ERNIS - Edge Robotics Neuromorphic Intelligent Systems

Dr. Guangzhi Tang (唐广智)

Assistant Professor in Edge Computing, Maastricht University

I am an Assistant Professor in the Department of Advanced Computing Sciences at Maastricht University, the Netherlands. My research lies at the intersection of edge AI and neuromorphic computing, aiming to make intelligent systems practical under strict energy, latency, and memory constraints. I lead a team developing cost-effective, brain-inspired computing approaches to meet the growing compute and energy demands of modern AI.

My work centers on spiking, event-driven computing for efficient AI. On the system side, I advance algorithm-hardware co-design for edge and neuromorphic processors. On the algorithmic side, I study efficient machine learning and resource-aware training to improve deployability on edge hardware. These efforts translate into applications such as computer vision, brain-computer interface, robotics, and IoT.

I am the PI of an NWO (Dutch Research Council) funded project exploring alternatives to energy-intensive matrix multiplication by developing brain-inspired, asynchronous, and local computation for deep learning. In education, I coordinate BCS2750 Ubiquitous Computing & IoT, focusing on connected, resource-constrained IoT systems, including RTOS, sensing, networking, embedded AI, and edge/IoT applications, and BCS2710 Image and Video Processing, covering fundamental and deep learning-based methods for visual data analysis.

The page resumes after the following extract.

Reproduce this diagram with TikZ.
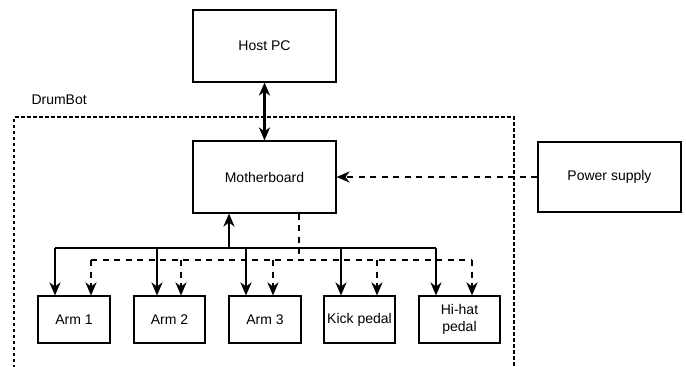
\documentclass[tikz,border=0pt]{standalone}
\usepackage{fontspec}
\setmainfont{Liberation Sans}
\usetikzlibrary{arrows.meta}

\tikzset{
  block/.style={draw=black, line width=1.1pt, fill=white, align=center,
    inner sep=0pt, font=\fontsize{14}{17}\selectfont},
  link/.style={line width=2.2pt, black},
  datalink/.style={link, -{Stealth[length=13pt, width=11pt, inset=4pt]}},
  powerdash/.style={link, dash pattern=on 6pt off 5.5pt},
  powerlink/.style={powerdash, -{Stealth[length=13pt, width=11pt, inset=4pt]}},
  boundary/.style={draw=black, line width=1.1pt, dash pattern=on 3.5pt off 2.5pt}
}

\begin{document}
\begin{tikzpicture}[x=1pt, y=-1pt]
  \useasboundingbox (0,0) rectangle (686,367);

  % DrumBot enclosure (open at the bottom)
  \draw[boundary] (14,380) -- (14,117) -- (514,117) -- (514,380);
  \node[anchor=west, font=\fontsize{14}{17}\selectfont] (label) at (28,100) {DrumBot};

  % main units
  \node[block, minimum width=143pt, minimum height=72pt] (host) at (264.5,46) {Host PC};
  \node[block, minimum width=143pt, minimum height=72pt] (mb) at (264.5,177) {Motherboard};
  \node[block, minimum width=143pt, minimum height=70pt] (psu) at (609.5,177) {Power supply};

  % actuators
  \node[block, minimum width=72pt, minimum height=47pt] (a1) at (74,319.5) {Arm 1};
  \node[block, minimum width=71pt, minimum height=47pt] (a2) at (169.5,319.5) {Arm 2};
  \node[block, minimum width=72pt, minimum height=47pt] (a3) at (265,319.5) {Arm 3};
  \node[block, minimum width=71pt, minimum height=47pt] (kick) at (359.5,319.5) {Kick pedal};
  \node[block, minimum width=81pt, minimum height=47pt] (hihat) at (459.5,319.5) {Hi-hat\\pedal};

  % host link
  \draw[link, {Stealth[length=13pt, width=11pt, inset=4pt]}-{Stealth[length=13pt, width=11pt, inset=4pt]}]
    (host.south) -- (mb.north);

  % power feed
  \draw[powerlink] (psu.west) -- (mb.east);

  % control bus
  \coordinate (sj) at (229,248);
  \coordinate (s1) at (55,248);
  \coordinate (s2) at (157,248);
  \coordinate (s3) at (246,248);
  \coordinate (s4) at (341,248);
  \coordinate (s5) at (436,248);
  \draw[datalink] (sj) -- (sj |- mb.south);
  \draw[link] (s1) -- (s5);
  \draw[datalink] (s1) -- (s1 |- a1.north);
  \draw[datalink] (s2) -- (s2 |- a2.north);
  \draw[datalink] (s3) -- (s3 |- a3.north);
  \draw[datalink] (s4) -- (s4 |- kick.north);
  \draw[datalink] (s5) -- (s5 |- hihat.north);

  % power bus
  \coordinate (pj) at (299,260);
  \coordinate (p1) at (91,260);
  \coordinate (p2) at (181,260);
  \coordinate (p3) at (273,260);
  \coordinate (p4) at (377,260);
  \coordinate (p5) at (472,260);
  \draw[powerdash] (pj |- mb.south) -- (pj);
  \draw[powerdash] (p1) -- (p5);
  \draw[powerlink] (p1) -- (p1 |- a1.north);
  \draw[powerlink] (p2) -- (p2 |- a2.north);
  \draw[powerlink] (p3) -- (p3 |- a3.north);
  \draw[powerlink] (p4) -- (p4 |- kick.north);
  \draw[powerlink] (p5) -- (p5 |- hihat.north);
\end{tikzpicture}
\end{document}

Before joining academia, I was a researcher at imec. I was a core member at imec advancing the SENECA neuromorphic processor, event-based neural networks, and the corresponding software. I completed my PhD at Rutgers University in the United States, advised by Dr. Konstantinos Michmizos. During my PhD, I bridged robotics and brain science by developing robust, efficient, and adaptive Spiking Neural Networks (SNNs) that address a wide spectrum of robotics challenges on neuromorphic processors.